With Elena Kagan's nomination to the Supreme Court, the vaunted nine are set to be the most diverse group in the court's history.
Except for one thing. In terms of educational background, the justices are, well, birds of a feather. An Ivy League feather. To illustrate: Should Kagan secure her spot on the bench, Ruth Bader Ginsburg will be the only justice to have graduated from somewhere other than Harvard or Yale for law school. She got her degree from Columbia -- but only after transferring there from Harvard.

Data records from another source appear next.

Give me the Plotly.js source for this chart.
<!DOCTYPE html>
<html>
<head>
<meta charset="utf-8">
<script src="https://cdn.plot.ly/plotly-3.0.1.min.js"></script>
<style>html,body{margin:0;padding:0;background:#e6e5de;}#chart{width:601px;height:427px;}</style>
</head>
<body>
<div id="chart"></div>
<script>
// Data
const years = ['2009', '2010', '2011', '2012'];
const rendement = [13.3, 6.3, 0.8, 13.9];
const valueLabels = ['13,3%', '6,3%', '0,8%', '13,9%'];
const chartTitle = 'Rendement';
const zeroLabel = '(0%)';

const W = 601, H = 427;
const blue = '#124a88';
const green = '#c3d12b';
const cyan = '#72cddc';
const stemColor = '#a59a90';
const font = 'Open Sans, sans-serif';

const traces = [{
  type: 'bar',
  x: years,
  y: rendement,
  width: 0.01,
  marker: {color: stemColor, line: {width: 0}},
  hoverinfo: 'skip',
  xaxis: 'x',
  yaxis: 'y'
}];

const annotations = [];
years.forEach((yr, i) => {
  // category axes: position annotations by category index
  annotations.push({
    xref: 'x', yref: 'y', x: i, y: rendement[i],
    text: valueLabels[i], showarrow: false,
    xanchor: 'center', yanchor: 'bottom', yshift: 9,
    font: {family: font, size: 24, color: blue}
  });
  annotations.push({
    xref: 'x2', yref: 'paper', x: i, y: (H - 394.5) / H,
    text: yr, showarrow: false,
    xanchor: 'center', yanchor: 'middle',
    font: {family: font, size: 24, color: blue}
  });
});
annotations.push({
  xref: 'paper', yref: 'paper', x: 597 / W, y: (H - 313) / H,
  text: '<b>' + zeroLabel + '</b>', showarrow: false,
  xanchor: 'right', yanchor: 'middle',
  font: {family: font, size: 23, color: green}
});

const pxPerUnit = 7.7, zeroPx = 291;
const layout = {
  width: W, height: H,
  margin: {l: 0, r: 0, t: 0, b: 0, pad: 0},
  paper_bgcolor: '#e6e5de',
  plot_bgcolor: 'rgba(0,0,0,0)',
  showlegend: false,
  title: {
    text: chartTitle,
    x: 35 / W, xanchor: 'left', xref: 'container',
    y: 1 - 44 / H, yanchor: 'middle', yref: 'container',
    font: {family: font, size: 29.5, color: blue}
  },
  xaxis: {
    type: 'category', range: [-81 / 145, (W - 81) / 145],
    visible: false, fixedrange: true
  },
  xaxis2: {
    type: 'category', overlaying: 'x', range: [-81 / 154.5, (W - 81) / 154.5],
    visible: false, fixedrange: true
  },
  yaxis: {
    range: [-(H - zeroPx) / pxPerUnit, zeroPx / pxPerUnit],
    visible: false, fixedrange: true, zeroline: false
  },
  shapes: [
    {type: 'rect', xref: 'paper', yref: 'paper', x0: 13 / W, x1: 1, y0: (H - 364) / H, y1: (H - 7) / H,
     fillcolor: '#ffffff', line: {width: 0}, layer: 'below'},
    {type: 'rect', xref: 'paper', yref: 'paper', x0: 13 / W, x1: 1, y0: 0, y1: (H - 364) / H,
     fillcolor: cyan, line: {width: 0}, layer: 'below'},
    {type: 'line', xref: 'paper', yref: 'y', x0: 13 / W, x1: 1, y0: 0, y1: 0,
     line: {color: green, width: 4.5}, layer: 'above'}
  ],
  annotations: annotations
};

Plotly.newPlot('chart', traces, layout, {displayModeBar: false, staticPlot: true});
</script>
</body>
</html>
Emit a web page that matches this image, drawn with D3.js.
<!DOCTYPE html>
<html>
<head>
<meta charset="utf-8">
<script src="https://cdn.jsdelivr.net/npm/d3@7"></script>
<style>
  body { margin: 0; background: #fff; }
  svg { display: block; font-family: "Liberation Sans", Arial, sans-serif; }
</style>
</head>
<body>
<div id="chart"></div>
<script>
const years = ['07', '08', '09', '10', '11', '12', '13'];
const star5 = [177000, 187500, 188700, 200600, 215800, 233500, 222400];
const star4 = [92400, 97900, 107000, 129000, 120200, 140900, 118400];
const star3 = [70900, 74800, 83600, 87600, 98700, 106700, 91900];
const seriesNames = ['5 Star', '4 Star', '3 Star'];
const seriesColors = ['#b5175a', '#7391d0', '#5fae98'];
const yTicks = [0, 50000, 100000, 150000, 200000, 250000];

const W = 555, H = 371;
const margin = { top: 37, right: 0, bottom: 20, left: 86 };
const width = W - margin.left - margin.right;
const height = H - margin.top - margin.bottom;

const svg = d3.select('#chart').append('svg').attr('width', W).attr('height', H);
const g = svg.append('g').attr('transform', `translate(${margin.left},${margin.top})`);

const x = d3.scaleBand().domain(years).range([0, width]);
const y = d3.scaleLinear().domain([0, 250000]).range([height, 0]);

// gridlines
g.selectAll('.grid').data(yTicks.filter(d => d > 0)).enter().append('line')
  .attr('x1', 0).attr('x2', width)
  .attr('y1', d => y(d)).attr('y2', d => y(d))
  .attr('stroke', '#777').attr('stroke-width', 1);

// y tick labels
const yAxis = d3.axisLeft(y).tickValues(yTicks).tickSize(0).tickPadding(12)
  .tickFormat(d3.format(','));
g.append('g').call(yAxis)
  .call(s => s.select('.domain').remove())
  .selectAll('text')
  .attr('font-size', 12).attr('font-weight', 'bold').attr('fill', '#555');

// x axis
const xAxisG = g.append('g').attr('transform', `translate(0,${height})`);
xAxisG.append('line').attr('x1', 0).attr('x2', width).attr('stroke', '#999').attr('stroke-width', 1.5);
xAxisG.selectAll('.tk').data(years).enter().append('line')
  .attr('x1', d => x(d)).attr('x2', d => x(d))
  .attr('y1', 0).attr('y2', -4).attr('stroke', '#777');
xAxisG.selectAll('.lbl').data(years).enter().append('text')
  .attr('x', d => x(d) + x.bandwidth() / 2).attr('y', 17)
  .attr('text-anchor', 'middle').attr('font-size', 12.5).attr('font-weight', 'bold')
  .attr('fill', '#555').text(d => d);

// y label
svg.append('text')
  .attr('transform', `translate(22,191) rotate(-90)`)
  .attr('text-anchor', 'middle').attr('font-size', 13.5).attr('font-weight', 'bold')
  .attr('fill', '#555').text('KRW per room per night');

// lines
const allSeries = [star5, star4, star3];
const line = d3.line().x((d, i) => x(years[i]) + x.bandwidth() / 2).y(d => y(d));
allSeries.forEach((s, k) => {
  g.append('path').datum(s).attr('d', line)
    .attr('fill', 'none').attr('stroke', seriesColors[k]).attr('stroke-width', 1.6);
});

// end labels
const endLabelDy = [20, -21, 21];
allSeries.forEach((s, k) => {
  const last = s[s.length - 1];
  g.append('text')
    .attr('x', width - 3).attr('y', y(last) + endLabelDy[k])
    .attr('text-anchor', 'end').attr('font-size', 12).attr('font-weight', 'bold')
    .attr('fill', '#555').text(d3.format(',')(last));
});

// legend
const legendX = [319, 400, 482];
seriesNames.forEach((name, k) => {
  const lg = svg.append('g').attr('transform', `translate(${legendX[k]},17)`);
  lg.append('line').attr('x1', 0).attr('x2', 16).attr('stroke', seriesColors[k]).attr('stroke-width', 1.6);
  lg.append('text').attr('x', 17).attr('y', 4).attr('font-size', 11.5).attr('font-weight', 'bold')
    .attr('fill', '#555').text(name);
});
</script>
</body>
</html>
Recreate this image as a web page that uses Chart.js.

In terms of undergraduate degrees, there's a similar pittance of scholastic diversity. Clarence Thomas went to Holy Cross College and ever-radical Ginsburg studied at Cornell. Antonin Scalia graduated from Georgetown; Stephen Breyer and Anthony Kennedy went to Stanford. If appointed, Kagan will be the third consecutive justice to have earned a bachelor's at Princeton. The outgoing John Paul Stevens is the only outlier, with an undergraduate degree from the University of Chicago and a law degree from Northwestern.
It's difficult to argue that all this Ivy League homogeneity is a bad thing. Of course we want our justices to be of the most intellectual breed, to have been to through the most intense academic experiences to prepare them to grapple with the issues of the day. But as more and more students know, an education at an elite university isn't always worth the price tag. The same learning experience can often be obtained at a place of lesser reputation and cost when tackled by a truly savvy student.
And perhaps it's the people who forgo the ivory tower and know how to navigate and triumph over vast educational bureaucracy who should be running our nation's courts. After all, what better preparation could there be?